> [WRITTEN PROBLEM]:
Set out every line bearing the string "that".

********************

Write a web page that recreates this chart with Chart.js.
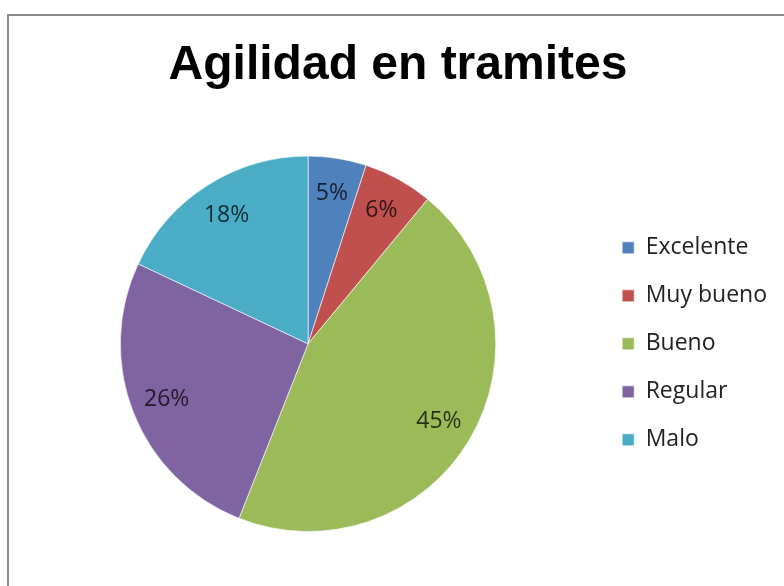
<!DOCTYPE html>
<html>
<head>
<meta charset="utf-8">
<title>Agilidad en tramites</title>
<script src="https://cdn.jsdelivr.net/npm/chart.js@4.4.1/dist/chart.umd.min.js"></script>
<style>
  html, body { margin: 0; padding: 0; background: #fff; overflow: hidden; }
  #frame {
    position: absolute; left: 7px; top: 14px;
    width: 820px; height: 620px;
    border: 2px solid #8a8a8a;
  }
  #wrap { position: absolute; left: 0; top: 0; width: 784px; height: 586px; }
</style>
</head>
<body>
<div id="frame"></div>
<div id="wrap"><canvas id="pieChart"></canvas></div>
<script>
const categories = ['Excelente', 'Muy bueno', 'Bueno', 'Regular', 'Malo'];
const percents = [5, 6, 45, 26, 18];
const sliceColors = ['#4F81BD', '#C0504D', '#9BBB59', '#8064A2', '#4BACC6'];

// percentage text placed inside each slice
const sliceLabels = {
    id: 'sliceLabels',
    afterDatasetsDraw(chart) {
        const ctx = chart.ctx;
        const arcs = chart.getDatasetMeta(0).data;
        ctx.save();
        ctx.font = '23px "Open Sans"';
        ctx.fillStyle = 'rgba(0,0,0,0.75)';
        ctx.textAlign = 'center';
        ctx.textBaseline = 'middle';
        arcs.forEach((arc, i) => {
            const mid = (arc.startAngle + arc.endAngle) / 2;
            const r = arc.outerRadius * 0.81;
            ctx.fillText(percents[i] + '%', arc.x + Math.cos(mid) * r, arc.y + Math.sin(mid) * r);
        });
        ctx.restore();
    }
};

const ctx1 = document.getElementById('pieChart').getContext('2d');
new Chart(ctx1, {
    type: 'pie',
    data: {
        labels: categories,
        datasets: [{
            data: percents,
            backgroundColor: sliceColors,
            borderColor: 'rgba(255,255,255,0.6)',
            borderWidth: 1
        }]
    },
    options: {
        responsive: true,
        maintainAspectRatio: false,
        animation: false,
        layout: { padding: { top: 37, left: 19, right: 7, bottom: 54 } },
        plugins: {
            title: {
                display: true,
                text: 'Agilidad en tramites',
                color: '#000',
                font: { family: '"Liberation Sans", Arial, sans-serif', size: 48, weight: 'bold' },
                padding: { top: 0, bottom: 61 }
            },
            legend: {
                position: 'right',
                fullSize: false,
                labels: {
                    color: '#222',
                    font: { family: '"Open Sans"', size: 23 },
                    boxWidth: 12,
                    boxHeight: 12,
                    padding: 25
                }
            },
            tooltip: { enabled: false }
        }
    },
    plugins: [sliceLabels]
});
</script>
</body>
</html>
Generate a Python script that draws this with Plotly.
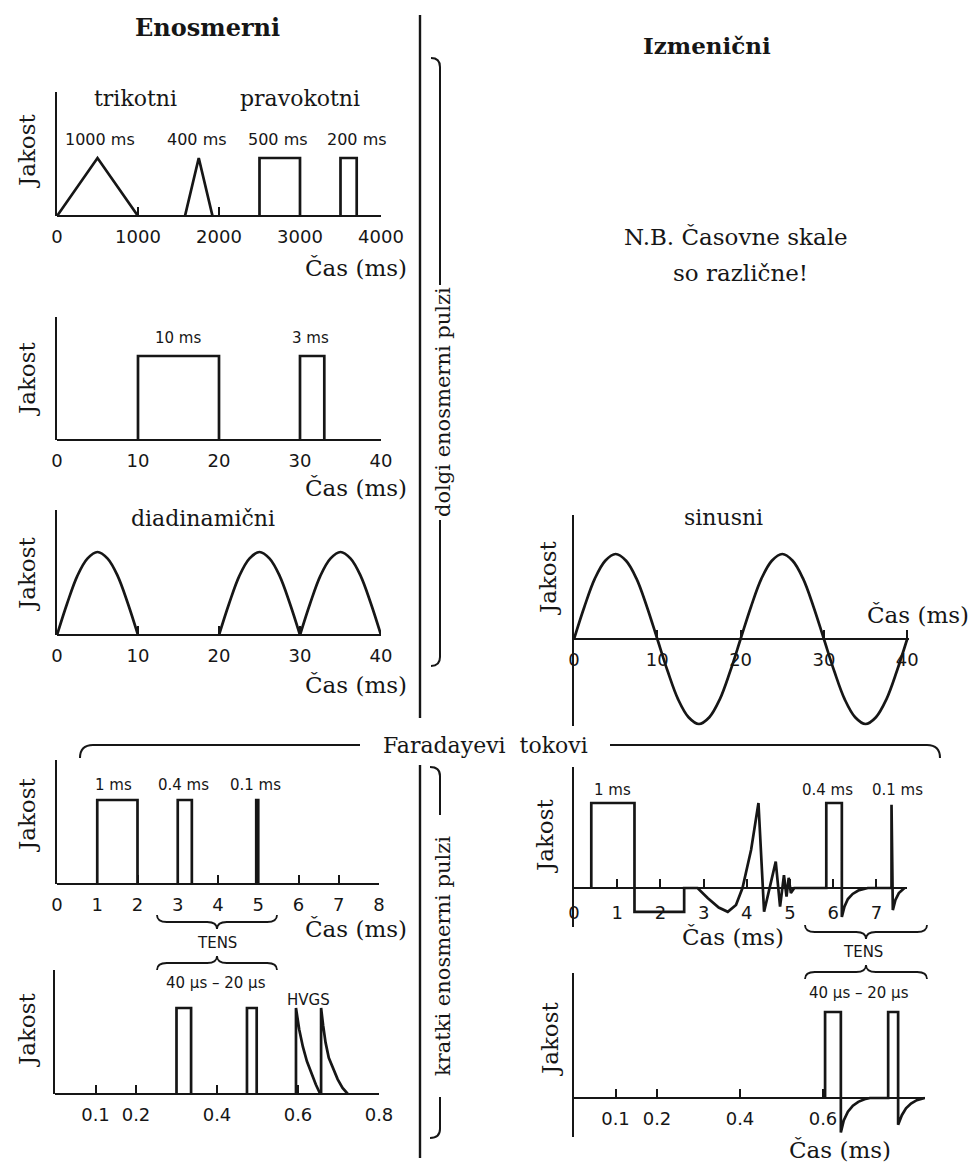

********************

> [RESPONSE TO THIS TASK]:
Write a web page that recreates this chart with Chart.js.
Generate a Python script that draws this with Plotly.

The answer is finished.